## TO DO
Please set down all the lines beneath this one exactly, without the pictures.

::::::::

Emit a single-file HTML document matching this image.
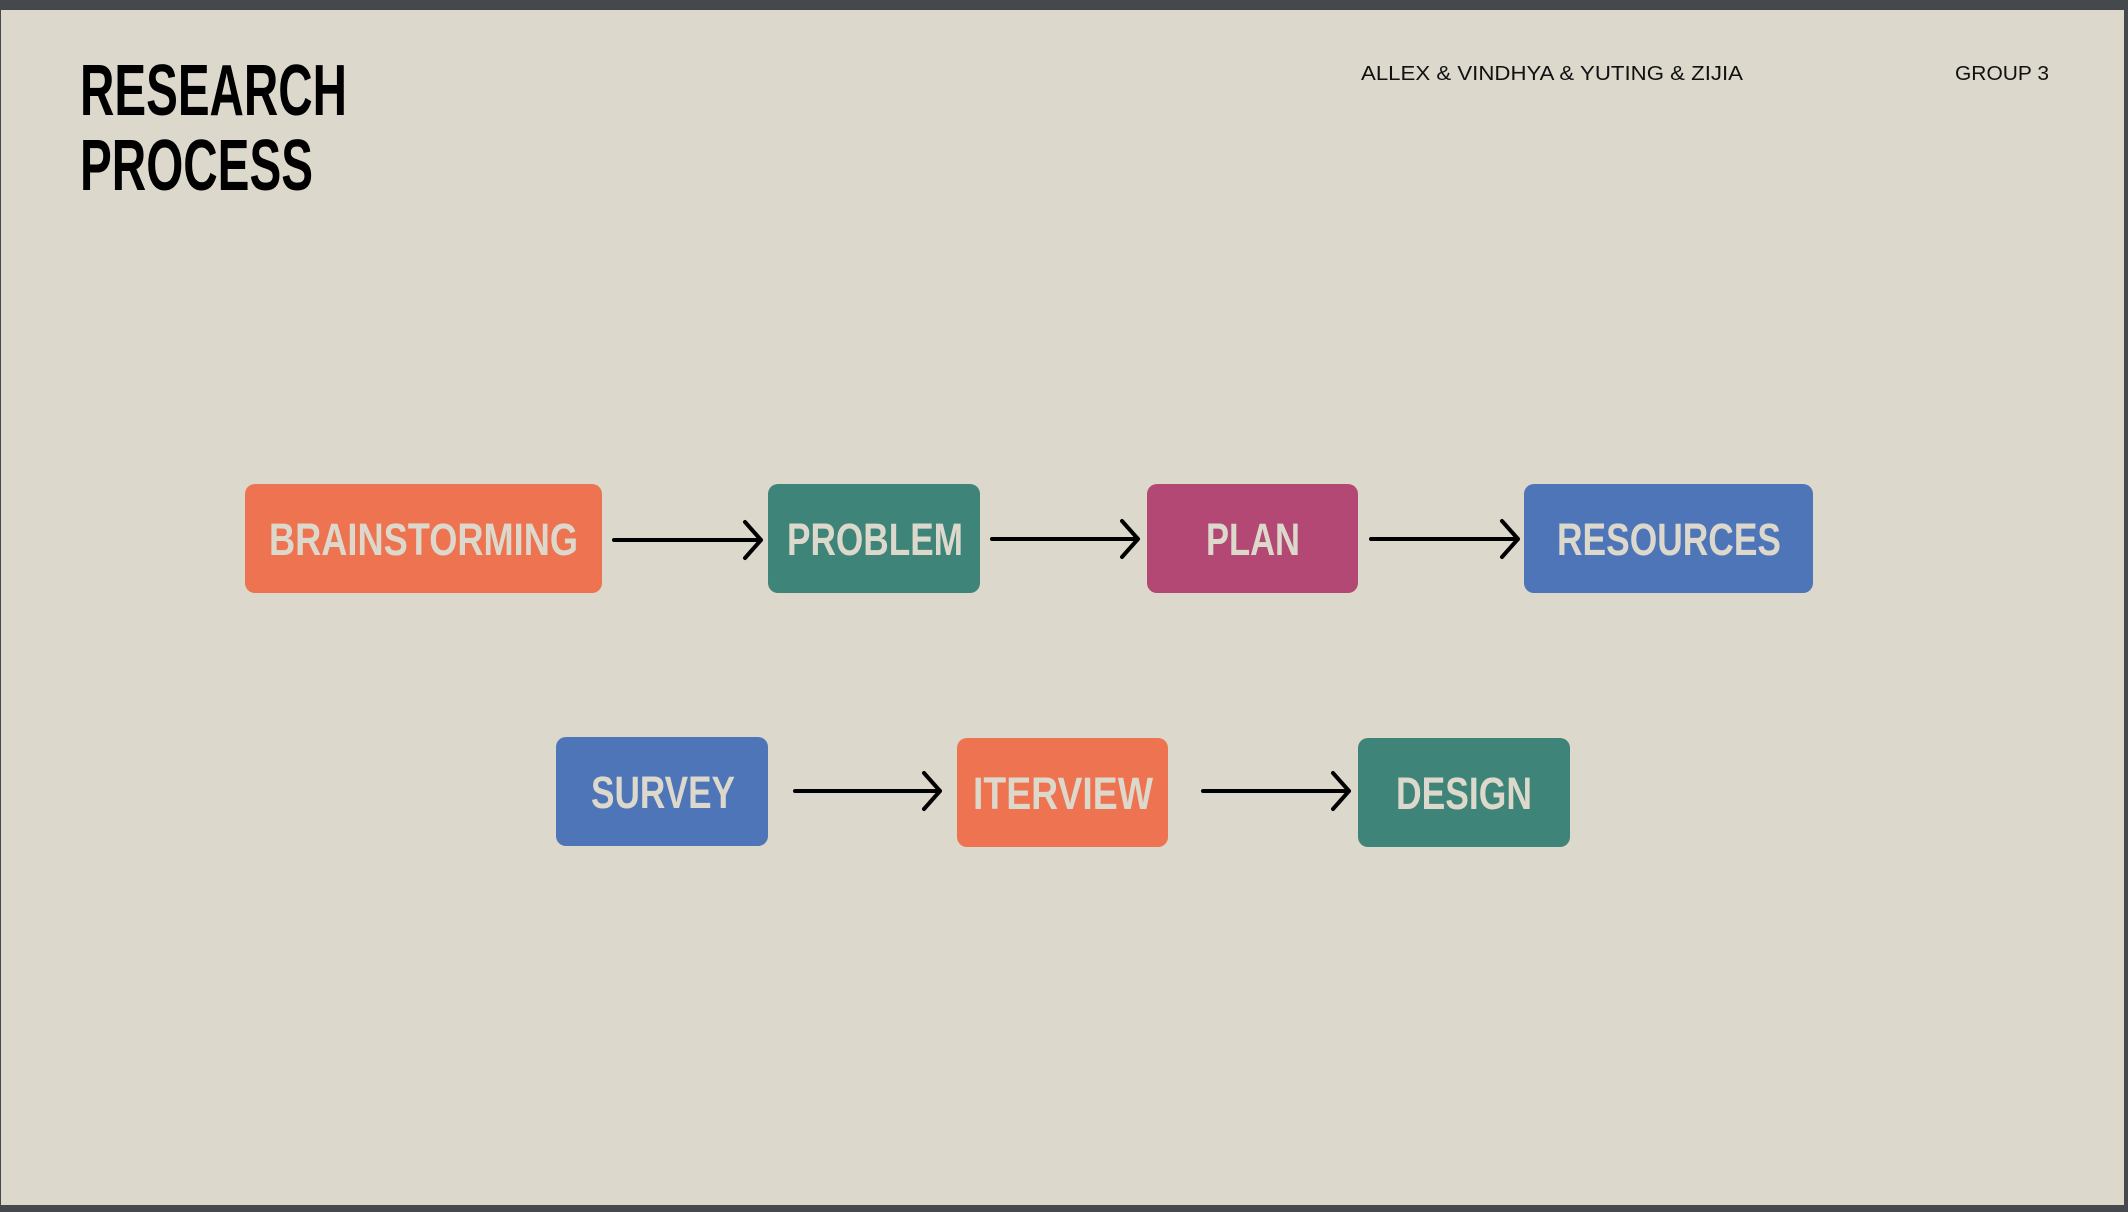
<!DOCTYPE html>
<html><head><meta charset="utf-8"><style>
html,body{margin:0;padding:0;background:#45484c;}
svg{display:block;}
</style></head><body>
<svg width="2128" height="1212" viewBox="0 0 2128 1212" xmlns="http://www.w3.org/2000/svg">
<rect x="0" y="0" width="2128" height="1212" fill="#45484c"/>
<rect x="1" y="10" width="2123" height="1195" fill="#DCD8CC"/>
<g font-family="'Liberation Sans Narrow','Liberation Sans',sans-serif" font-weight="bold" fill="#000">
<text x="80" y="115" font-size="72" textLength="267" lengthAdjust="spacingAndGlyphs">RESEARCH</text>
<text x="80" y="190" font-size="72" textLength="233" lengthAdjust="spacingAndGlyphs">PROCESS</text>
</g>
<g font-family="'Liberation Sans',sans-serif" font-size="20" fill="#111">
<text x="1361" y="80" textLength="382" lengthAdjust="spacingAndGlyphs">ALLEX &amp; VINDHYA &amp; YUTING &amp; ZIJIA</text>
<text x="1955" y="80" textLength="94" lengthAdjust="spacingAndGlyphs">GROUP 3</text>
</g>
<g>
<rect x="245" y="484" width="357" height="109" rx="10" fill="#EE7350"/>
<rect x="768" y="484" width="212" height="109" rx="10" fill="#3E8478"/>
<rect x="1147" y="484" width="211" height="109" rx="10" fill="#B34875"/>
<rect x="1524" y="484" width="289" height="109" rx="10" fill="#4E75B7"/>
<rect x="556" y="737" width="212" height="109" rx="10" fill="#4E75B7"/>
<rect x="957" y="738" width="211" height="109" rx="10" fill="#EE7350"/>
<rect x="1358" y="738" width="212" height="109" rx="10" fill="#3E8478"/>
</g>
<g font-family="'Liberation Sans Narrow','Liberation Sans',sans-serif" font-weight="bold" font-size="45" fill="#DCD8CC">
<text x="269" y="555" textLength="309" lengthAdjust="spacingAndGlyphs">BRAINSTORMING</text>
<text x="787" y="555" textLength="176" lengthAdjust="spacingAndGlyphs">PROBLEM</text>
<text x="1206" y="555" textLength="94" lengthAdjust="spacingAndGlyphs">PLAN</text>
<text x="1557" y="555" textLength="224" lengthAdjust="spacingAndGlyphs">RESOURCES</text>
<text x="591" y="808" textLength="144" lengthAdjust="spacingAndGlyphs">SURVEY</text>
<text x="973" y="809" textLength="180" lengthAdjust="spacingAndGlyphs">ITERVIEW</text>
<text x="1396" y="809" textLength="136" lengthAdjust="spacingAndGlyphs">DESIGN</text>
</g>
<g stroke="#000" stroke-width="4" fill="none" stroke-linecap="round" stroke-linejoin="round">
<path d="M614 540 H761 M745 522 L761 540 L745 558"/>
<path d="M992 539 H1138 M1122 521 L1138 539 L1122 557"/>
<path d="M1371 539 H1518 M1502 521 L1518 539 L1502 557"/>
<path d="M795 791 H940 M924 773 L940 791 L924 809"/>
<path d="M1203 791 H1349 M1333 773 L1349 791 L1333 809"/>
</g>
</svg>
</body></html>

::::::::

## EXPECTED OUTPUT
Emit a single-file HTML document matching this image.
<!DOCTYPE html>
<html><head><meta charset="utf-8"><style>
html,body{margin:0;padding:0;background:#45484c;}
svg{display:block;}
</style></head><body>
<svg width="2128" height="1212" viewBox="0 0 2128 1212" xmlns="http://www.w3.org/2000/svg">
<rect x="0" y="0" width="2128" height="1212" fill="#45484c"/>
<rect x="1" y="10" width="2123" height="1195" fill="#DCD8CC"/>
<g font-family="'Liberation Sans Narrow','Liberation Sans',sans-serif" font-weight="bold" fill="#000">
<text x="80" y="115" font-size="72" textLength="267" lengthAdjust="spacingAndGlyphs">RESEARCH</text>
<text x="80" y="190" font-size="72" textLength="233" lengthAdjust="spacingAndGlyphs">PROCESS</text>
</g>
<g font-family="'Liberation Sans',sans-serif" font-size="20" fill="#111">
<text x="1361" y="80" textLength="382" lengthAdjust="spacingAndGlyphs">ALLEX &amp; VINDHYA &amp; YUTING &amp; ZIJIA</text>
<text x="1955" y="80" textLength="94" lengthAdjust="spacingAndGlyphs">GROUP 3</text>
</g>
<g>
<rect x="245" y="484" width="357" height="109" rx="10" fill="#EE7350"/>
<rect x="768" y="484" width="212" height="109" rx="10" fill="#3E8478"/>
<rect x="1147" y="484" width="211" height="109" rx="10" fill="#B34875"/>
<rect x="1524" y="484" width="289" height="109" rx="10" fill="#4E75B7"/>
<rect x="556" y="737" width="212" height="109" rx="10" fill="#4E75B7"/>
<rect x="957" y="738" width="211" height="109" rx="10" fill="#EE7350"/>
<rect x="1358" y="738" width="212" height="109" rx="10" fill="#3E8478"/>
</g>
<g font-family="'Liberation Sans Narrow','Liberation Sans',sans-serif" font-weight="bold" font-size="45" fill="#DCD8CC">
<text x="269" y="555" textLength="309" lengthAdjust="spacingAndGlyphs">BRAINSTORMING</text>
<text x="787" y="555" textLength="176" lengthAdjust="spacingAndGlyphs">PROBLEM</text>
<text x="1206" y="555" textLength="94" lengthAdjust="spacingAndGlyphs">PLAN</text>
<text x="1557" y="555" textLength="224" lengthAdjust="spacingAndGlyphs">RESOURCES</text>
<text x="591" y="808" textLength="144" lengthAdjust="spacingAndGlyphs">SURVEY</text>
<text x="973" y="809" textLength="180" lengthAdjust="spacingAndGlyphs">ITERVIEW</text>
<text x="1396" y="809" textLength="136" lengthAdjust="spacingAndGlyphs">DESIGN</text>
</g>
<g stroke="#000" stroke-width="4" fill="none" stroke-linecap="round" stroke-linejoin="round">
<path d="M614 540 H761 M745 522 L761 540 L745 558"/>
<path d="M992 539 H1138 M1122 521 L1138 539 L1122 557"/>
<path d="M1371 539 H1518 M1502 521 L1518 539 L1502 557"/>
<path d="M795 791 H940 M924 773 L940 791 L924 809"/>
<path d="M1203 791 H1349 M1333 773 L1349 791 L1333 809"/>
</g>
</svg>
</body></html>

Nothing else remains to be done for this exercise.